> [WHAT NEEDS TO BE DONE] Write out again, word for word, the lines below from the line that holds "What Plotly code" through the line that holds "y80, y90, y100]", omitting pictures.

++++++++

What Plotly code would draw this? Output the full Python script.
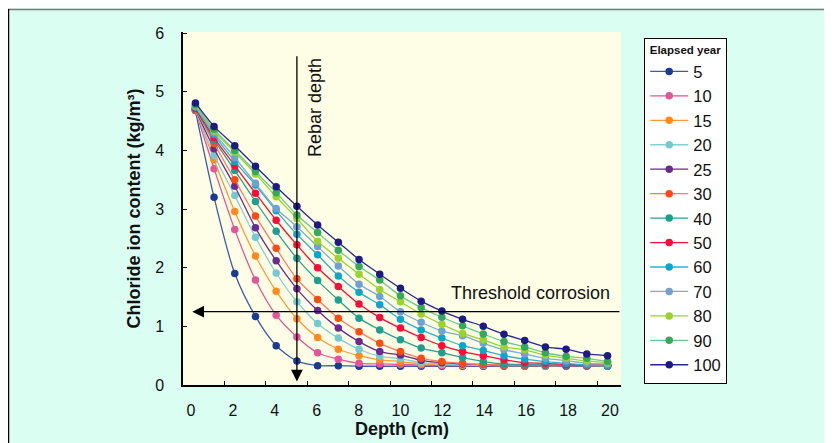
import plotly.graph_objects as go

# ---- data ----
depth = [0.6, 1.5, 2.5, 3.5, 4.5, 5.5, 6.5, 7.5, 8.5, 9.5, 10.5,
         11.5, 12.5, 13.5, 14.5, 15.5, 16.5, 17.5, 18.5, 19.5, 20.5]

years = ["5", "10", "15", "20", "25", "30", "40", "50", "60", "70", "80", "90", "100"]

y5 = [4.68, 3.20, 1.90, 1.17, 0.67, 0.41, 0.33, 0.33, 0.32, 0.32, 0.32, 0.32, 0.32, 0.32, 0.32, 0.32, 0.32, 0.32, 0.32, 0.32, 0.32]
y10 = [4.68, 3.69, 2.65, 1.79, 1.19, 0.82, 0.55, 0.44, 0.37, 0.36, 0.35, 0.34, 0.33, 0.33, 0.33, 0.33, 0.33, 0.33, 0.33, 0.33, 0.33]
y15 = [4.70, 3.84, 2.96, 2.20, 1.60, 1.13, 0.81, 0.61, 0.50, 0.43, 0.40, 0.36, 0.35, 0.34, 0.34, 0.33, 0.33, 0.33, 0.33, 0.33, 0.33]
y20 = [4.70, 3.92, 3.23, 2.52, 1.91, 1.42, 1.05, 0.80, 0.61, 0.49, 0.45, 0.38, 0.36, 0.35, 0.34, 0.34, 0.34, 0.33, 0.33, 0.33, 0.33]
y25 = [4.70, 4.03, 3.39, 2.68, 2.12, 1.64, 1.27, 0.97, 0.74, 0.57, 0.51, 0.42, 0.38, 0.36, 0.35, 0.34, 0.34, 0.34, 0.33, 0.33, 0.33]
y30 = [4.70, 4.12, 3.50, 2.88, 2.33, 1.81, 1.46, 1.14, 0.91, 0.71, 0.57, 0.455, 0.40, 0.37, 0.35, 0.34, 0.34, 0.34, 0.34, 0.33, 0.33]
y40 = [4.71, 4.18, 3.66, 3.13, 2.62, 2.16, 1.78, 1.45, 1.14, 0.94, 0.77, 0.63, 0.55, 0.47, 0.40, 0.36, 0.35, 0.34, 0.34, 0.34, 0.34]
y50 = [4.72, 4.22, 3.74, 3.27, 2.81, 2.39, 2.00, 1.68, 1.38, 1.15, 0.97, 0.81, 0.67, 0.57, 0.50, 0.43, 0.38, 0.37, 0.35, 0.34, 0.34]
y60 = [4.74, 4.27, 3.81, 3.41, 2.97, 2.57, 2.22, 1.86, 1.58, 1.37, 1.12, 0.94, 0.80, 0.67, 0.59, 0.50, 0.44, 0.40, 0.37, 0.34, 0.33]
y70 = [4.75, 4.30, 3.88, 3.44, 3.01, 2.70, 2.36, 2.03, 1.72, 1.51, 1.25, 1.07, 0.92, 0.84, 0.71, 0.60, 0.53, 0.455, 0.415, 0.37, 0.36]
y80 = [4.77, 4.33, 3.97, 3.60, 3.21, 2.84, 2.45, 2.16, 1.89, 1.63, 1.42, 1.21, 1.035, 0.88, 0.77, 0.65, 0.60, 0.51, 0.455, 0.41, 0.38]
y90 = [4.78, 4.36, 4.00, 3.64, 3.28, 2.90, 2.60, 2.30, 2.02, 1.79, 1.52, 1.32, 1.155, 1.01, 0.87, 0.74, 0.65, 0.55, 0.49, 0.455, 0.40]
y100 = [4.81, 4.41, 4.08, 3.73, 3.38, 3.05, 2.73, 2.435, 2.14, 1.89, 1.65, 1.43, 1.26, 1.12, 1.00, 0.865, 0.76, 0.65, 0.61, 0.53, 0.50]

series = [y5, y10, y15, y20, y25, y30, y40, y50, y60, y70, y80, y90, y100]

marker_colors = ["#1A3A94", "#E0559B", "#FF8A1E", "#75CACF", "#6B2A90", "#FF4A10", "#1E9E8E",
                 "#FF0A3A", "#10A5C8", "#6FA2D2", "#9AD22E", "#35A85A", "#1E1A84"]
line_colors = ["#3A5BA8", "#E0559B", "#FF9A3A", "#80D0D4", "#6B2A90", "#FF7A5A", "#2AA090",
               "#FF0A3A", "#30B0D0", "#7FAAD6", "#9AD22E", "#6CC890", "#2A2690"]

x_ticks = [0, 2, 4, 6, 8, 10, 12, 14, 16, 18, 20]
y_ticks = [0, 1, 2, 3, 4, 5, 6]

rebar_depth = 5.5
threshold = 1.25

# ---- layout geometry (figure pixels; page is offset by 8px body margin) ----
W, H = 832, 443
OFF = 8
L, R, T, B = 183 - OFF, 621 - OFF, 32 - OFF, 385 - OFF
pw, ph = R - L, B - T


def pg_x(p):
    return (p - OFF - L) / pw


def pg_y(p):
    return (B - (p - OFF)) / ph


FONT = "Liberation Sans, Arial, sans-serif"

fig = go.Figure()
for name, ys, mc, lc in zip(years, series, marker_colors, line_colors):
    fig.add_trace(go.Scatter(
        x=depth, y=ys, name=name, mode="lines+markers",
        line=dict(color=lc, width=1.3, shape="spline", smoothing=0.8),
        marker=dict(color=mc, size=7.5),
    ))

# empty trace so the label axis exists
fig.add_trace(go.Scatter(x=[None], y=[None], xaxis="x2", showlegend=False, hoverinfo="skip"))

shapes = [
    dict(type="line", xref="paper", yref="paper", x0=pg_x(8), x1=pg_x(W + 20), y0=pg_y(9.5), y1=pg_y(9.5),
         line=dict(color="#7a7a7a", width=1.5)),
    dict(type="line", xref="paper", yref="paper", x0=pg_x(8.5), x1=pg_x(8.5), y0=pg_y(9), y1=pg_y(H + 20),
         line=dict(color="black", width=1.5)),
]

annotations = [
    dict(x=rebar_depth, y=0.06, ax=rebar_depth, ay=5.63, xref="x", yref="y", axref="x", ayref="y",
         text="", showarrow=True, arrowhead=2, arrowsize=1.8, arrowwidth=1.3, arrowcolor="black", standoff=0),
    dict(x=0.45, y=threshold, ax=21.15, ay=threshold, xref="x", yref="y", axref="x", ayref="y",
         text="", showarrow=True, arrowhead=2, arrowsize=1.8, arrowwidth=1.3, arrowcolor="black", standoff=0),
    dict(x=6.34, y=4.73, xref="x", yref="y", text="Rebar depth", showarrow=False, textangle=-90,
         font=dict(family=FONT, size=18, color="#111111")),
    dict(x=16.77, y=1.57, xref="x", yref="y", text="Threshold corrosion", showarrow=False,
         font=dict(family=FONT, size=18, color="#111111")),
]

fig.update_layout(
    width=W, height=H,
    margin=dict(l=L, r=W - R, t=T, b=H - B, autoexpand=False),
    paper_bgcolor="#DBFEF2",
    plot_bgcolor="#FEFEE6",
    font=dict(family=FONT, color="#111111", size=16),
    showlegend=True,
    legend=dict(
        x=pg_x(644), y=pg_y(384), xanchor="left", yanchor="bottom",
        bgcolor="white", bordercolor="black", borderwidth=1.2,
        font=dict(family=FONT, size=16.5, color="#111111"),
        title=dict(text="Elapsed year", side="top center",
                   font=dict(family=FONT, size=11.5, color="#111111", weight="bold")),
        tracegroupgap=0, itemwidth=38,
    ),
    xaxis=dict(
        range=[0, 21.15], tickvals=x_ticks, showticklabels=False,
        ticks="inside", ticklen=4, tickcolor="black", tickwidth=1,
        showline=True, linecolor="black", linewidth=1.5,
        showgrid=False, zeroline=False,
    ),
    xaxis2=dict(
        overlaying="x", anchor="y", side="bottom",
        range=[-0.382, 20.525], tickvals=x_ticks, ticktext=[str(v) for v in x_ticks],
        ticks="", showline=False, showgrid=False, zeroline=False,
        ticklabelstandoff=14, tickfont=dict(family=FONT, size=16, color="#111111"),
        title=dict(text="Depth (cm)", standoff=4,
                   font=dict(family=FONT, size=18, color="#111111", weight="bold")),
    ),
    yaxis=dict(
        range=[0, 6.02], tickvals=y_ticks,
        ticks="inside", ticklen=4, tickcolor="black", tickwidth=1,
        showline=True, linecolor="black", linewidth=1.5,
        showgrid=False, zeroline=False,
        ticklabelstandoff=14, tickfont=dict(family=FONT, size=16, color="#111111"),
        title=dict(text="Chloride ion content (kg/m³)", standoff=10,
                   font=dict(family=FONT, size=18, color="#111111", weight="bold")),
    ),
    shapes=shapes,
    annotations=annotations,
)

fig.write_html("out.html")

++++++++

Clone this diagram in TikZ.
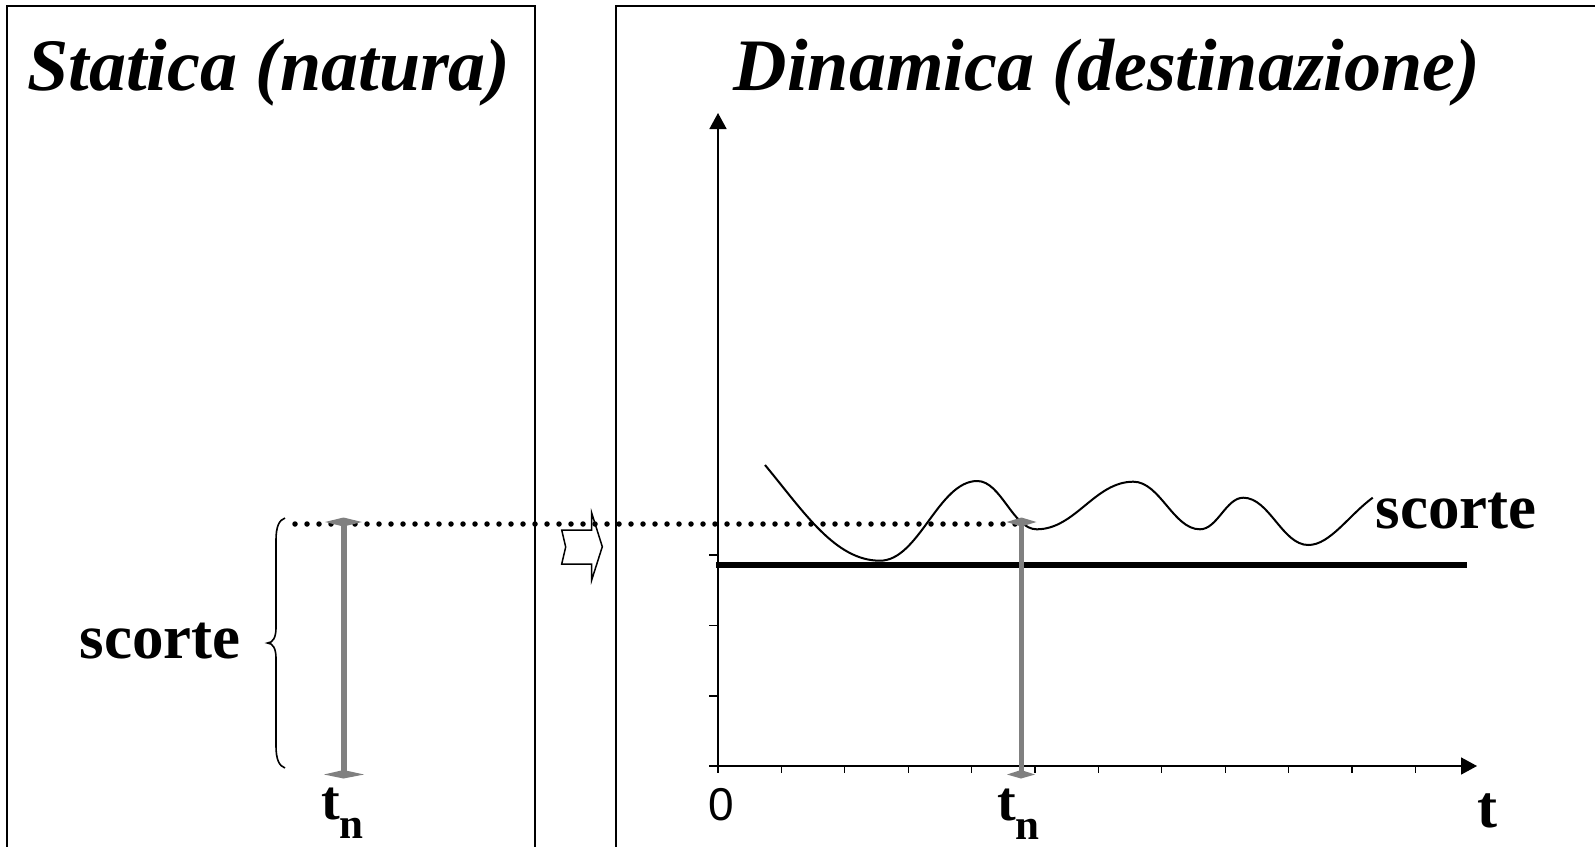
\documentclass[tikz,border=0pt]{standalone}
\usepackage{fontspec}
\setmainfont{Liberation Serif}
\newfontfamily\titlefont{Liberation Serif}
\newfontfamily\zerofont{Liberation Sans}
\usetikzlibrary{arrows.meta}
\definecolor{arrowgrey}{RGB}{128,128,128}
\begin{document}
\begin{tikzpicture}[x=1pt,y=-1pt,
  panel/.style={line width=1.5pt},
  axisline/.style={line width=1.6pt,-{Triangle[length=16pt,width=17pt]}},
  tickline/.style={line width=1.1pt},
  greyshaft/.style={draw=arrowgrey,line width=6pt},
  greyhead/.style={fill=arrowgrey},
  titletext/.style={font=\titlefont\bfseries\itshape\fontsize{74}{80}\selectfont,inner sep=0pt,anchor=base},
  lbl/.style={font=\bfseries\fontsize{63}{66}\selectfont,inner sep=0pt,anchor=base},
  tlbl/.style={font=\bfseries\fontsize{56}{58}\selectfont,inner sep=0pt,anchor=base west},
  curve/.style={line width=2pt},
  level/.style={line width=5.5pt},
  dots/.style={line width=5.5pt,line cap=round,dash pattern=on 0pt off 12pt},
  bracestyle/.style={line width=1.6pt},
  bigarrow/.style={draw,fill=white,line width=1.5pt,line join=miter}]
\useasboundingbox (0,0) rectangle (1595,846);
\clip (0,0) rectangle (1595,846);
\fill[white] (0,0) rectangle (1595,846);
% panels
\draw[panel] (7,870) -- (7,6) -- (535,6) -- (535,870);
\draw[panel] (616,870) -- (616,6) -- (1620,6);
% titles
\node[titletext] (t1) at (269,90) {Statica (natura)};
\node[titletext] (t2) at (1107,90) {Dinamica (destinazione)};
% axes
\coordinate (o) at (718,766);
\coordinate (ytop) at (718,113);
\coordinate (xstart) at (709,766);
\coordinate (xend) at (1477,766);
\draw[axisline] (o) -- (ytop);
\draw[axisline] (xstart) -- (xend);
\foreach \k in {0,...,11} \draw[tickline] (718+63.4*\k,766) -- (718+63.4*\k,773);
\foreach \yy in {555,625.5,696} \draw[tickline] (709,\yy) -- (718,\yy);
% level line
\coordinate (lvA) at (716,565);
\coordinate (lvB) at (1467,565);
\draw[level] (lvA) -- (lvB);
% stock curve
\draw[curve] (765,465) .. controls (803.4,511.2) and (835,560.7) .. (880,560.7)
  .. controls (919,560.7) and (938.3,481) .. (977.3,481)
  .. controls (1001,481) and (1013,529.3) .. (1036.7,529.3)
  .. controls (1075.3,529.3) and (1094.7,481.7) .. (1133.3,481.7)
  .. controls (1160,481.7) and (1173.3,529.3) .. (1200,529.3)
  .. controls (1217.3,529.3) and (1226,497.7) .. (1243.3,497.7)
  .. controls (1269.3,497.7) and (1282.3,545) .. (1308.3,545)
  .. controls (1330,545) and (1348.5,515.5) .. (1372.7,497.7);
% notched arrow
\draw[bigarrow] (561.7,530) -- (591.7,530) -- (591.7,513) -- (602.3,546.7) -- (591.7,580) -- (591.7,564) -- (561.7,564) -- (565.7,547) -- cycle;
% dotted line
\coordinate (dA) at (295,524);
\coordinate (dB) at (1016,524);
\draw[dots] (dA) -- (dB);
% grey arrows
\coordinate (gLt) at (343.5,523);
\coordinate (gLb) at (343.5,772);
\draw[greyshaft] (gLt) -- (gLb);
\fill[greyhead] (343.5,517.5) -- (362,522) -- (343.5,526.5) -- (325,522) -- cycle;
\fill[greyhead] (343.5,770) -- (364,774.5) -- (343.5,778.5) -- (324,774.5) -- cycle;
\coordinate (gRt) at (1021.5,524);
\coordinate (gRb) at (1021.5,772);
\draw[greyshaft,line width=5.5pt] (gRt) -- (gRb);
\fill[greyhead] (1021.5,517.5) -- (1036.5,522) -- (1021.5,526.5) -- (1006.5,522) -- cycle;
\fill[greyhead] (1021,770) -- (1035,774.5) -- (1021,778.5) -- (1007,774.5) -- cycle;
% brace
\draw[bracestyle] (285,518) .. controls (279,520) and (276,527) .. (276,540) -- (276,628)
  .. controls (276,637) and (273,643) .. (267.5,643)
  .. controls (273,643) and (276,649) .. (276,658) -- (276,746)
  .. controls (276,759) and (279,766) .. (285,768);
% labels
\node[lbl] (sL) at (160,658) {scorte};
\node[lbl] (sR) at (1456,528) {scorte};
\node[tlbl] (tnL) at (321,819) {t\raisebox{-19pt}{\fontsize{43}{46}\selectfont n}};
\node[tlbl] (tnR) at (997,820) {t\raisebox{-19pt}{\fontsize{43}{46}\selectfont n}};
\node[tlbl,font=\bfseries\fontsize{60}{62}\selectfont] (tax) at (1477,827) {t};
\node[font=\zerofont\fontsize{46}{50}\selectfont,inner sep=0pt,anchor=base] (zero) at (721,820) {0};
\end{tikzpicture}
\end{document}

++++++++

> [EXERCISE RESULT]
What Plotly code would draw this? Output the full Python script.
import plotly.graph_objects as go

# ---- data ----
depth = [0.6, 1.5, 2.5, 3.5, 4.5, 5.5, 6.5, 7.5, 8.5, 9.5, 10.5,
         11.5, 12.5, 13.5, 14.5, 15.5, 16.5, 17.5, 18.5, 19.5, 20.5]

years = ["5", "10", "15", "20", "25", "30", "40", "50", "60", "70", "80", "90", "100"]

y5 = [4.68, 3.20, 1.90, 1.17, 0.67, 0.41, 0.33, 0.33, 0.32, 0.32, 0.32, 0.32, 0.32, 0.32, 0.32, 0.32, 0.32, 0.32, 0.32, 0.32, 0.32]
y10 = [4.68, 3.69, 2.65, 1.79, 1.19, 0.82, 0.55, 0.44, 0.37, 0.36, 0.35, 0.34, 0.33, 0.33, 0.33, 0.33, 0.33, 0.33, 0.33, 0.33, 0.33]
y15 = [4.70, 3.84, 2.96, 2.20, 1.60, 1.13, 0.81, 0.61, 0.50, 0.43, 0.40, 0.36, 0.35, 0.34, 0.34, 0.33, 0.33, 0.33, 0.33, 0.33, 0.33]
y20 = [4.70, 3.92, 3.23, 2.52, 1.91, 1.42, 1.05, 0.80, 0.61, 0.49, 0.45, 0.38, 0.36, 0.35, 0.34, 0.34, 0.34, 0.33, 0.33, 0.33, 0.33]
y25 = [4.70, 4.03, 3.39, 2.68, 2.12, 1.64, 1.27, 0.97, 0.74, 0.57, 0.51, 0.42, 0.38, 0.36, 0.35, 0.34, 0.34, 0.34, 0.33, 0.33, 0.33]
y30 = [4.70, 4.12, 3.50, 2.88, 2.33, 1.81, 1.46, 1.14, 0.91, 0.71, 0.57, 0.455, 0.40, 0.37, 0.35, 0.34, 0.34, 0.34, 0.34, 0.33, 0.33]
y40 = [4.71, 4.18, 3.66, 3.13, 2.62, 2.16, 1.78, 1.45, 1.14, 0.94, 0.77, 0.63, 0.55, 0.47, 0.40, 0.36, 0.35, 0.34, 0.34, 0.34, 0.34]
y50 = [4.72, 4.22, 3.74, 3.27, 2.81, 2.39, 2.00, 1.68, 1.38, 1.15, 0.97, 0.81, 0.67, 0.57, 0.50, 0.43, 0.38, 0.37, 0.35, 0.34, 0.34]
y60 = [4.74, 4.27, 3.81, 3.41, 2.97, 2.57, 2.22, 1.86, 1.58, 1.37, 1.12, 0.94, 0.80, 0.67, 0.59, 0.50, 0.44, 0.40, 0.37, 0.34, 0.33]
y70 = [4.75, 4.30, 3.88, 3.44, 3.01, 2.70, 2.36, 2.03, 1.72, 1.51, 1.25, 1.07, 0.92, 0.84, 0.71, 0.60, 0.53, 0.455, 0.415, 0.37, 0.36]
y80 = [4.77, 4.33, 3.97, 3.60, 3.21, 2.84, 2.45, 2.16, 1.89, 1.63, 1.42, 1.21, 1.035, 0.88, 0.77, 0.65, 0.60, 0.51, 0.455, 0.41, 0.38]
y90 = [4.78, 4.36, 4.00, 3.64, 3.28, 2.90, 2.60, 2.30, 2.02, 1.79, 1.52, 1.32, 1.155, 1.01, 0.87, 0.74, 0.65, 0.55, 0.49, 0.455, 0.40]
y100 = [4.81, 4.41, 4.08, 3.73, 3.38, 3.05, 2.73, 2.435, 2.14, 1.89, 1.65, 1.43, 1.26, 1.12, 1.00, 0.865, 0.76, 0.65, 0.61, 0.53, 0.50]

series = [y5, y10, y15, y20, y25, y30, y40, y50, y60, y70, y80, y90, y100]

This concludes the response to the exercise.